Además, si la década de los veinte está demasiado bien representada, la de los cuarenta brilla por su ausencia. Falta tanto más clamorosa porque en esos años el estilo de Magritte se apartó de lo que se suele identificar como suyo propio. Parecería que los organizadores han intentado evitar que el público se desconcierte, al contemplar Magrittes que no parecen Magrittes. ¿Y qué ocurrió en aquéllos años? Pues dos giros estilísticos, uno estéril y otro sin continuidad.

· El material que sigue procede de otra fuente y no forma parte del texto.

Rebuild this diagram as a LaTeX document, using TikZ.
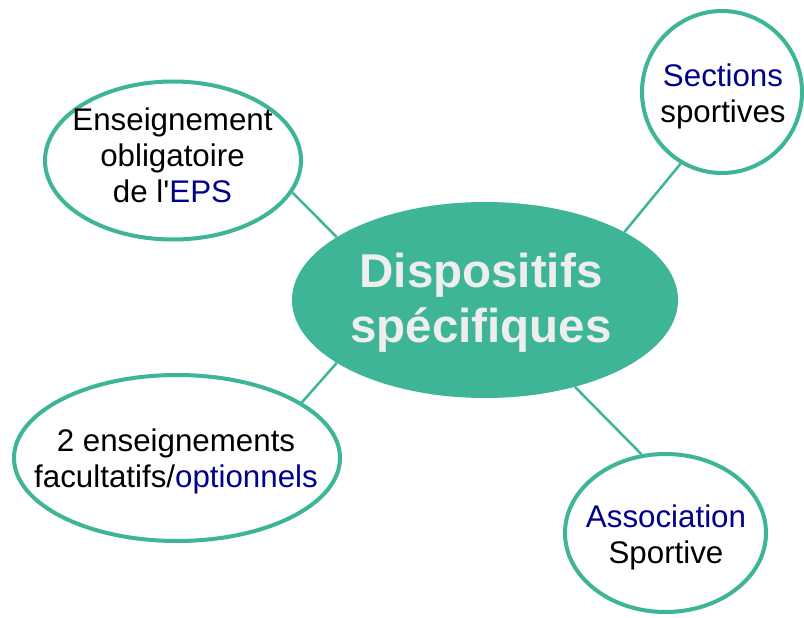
\documentclass[tikz,border=0pt]{standalone}
\usepackage{fontspec}
\setmainfont{Liberation Sans}[Ligatures=TeXOff]
\usetikzlibrary{shapes.geometric}
\definecolor{teal1}{RGB}{61,181,150}
\definecolor{navy1}{RGB}{0,0,140}
\definecolor{pale}{RGB}{238,238,238}
\begin{document}
\begin{tikzpicture}[x=1pt,y=-1pt,
 bubble/.style={ellipse,draw=teal1,line width=4pt,fill=white,inner sep=0pt},
 lbl/.style={align=center,font=\fontsize{31.3}{36}\selectfont,inner sep=0pt},
 link/.style={draw=teal1,line width=2.5pt}]
\useasboundingbox[fill=white] (0,0) rectangle (804,618);
% shapes
\node[ellipse,fill=teal1,inner sep=0pt,minimum width=386pt,minimum height=196pt] (c) at (485,300) {};
\node[bubble,minimum width=256pt,minimum height=158pt] (tl) at (173,160.5) {};
\node[bubble,minimum width=160pt,minimum height=162pt] (tr) at (722,92) {};
\node[bubble,minimum width=326pt,minimum height=166pt] (bl) at (177,458) {};
\node[bubble,minimum width=201pt,minimum height=158pt] (br) at (665.5,533) {};
% connectors
\draw[link] (tl.-15) -- (c.157);
\draw[link] (tr.-120) -- (c.26);
\draw[link] (c.203) -- (bl.24);
\draw[link] (c.-44) -- (br.107);
% texts
\node[align=center,inner sep=0pt,text=pale,font=\fontsize{47.5}{55}\selectfont\bfseries] (ct) at (481,303) {Dispositifs\\spécifiques};
\node[lbl] (tlt) at (172.5,155.5) {Enseignement\\obligatoire\\de l'\textcolor{navy1}{EPS}};
\node[lbl] (trt) at (723,96.5) {\textcolor{navy1}{Sections}\\sportives};
\node[lbl] (blt) at (176,461.8) {2 enseignements\\facultatifs/\textcolor{navy1}{optionnels}};
\node[lbl] (brt) at (666,537.3) {\textcolor{navy1}{Association}\\Sportive};
\end{tikzpicture}
\end{document}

El primero, el estéril, consistió en que Magritte, durante los años sombríos de la Segunda Guerra Mundial, intento crear un Surrealismo luminoso, adaptando el estilo de pincelada de los impresionistas. Algo que, por su técnica limitada, no pasaba de mero pastiche.

El segundo, el discontinuado, es mucho más interesante. De repente, un pintor consagrado y con un estilo formado -se podría decir que petrificado- se pasó con armas y bagajes al campo de los pintores jóvenes. Aquéllos que, como conviene a esas edades, basaban su arte en la rebeldía y en la oposición a los mayores. Se trata de su etapa agria, de colores disonantes y temas escabrosos, durante la que Magritte se contaminó del nihilismo y la nausea que sucedió a la postguerra. No duro mucho, Magritte retorno pronto a su "zona de confort", pero por ello es mismo es de especial interés.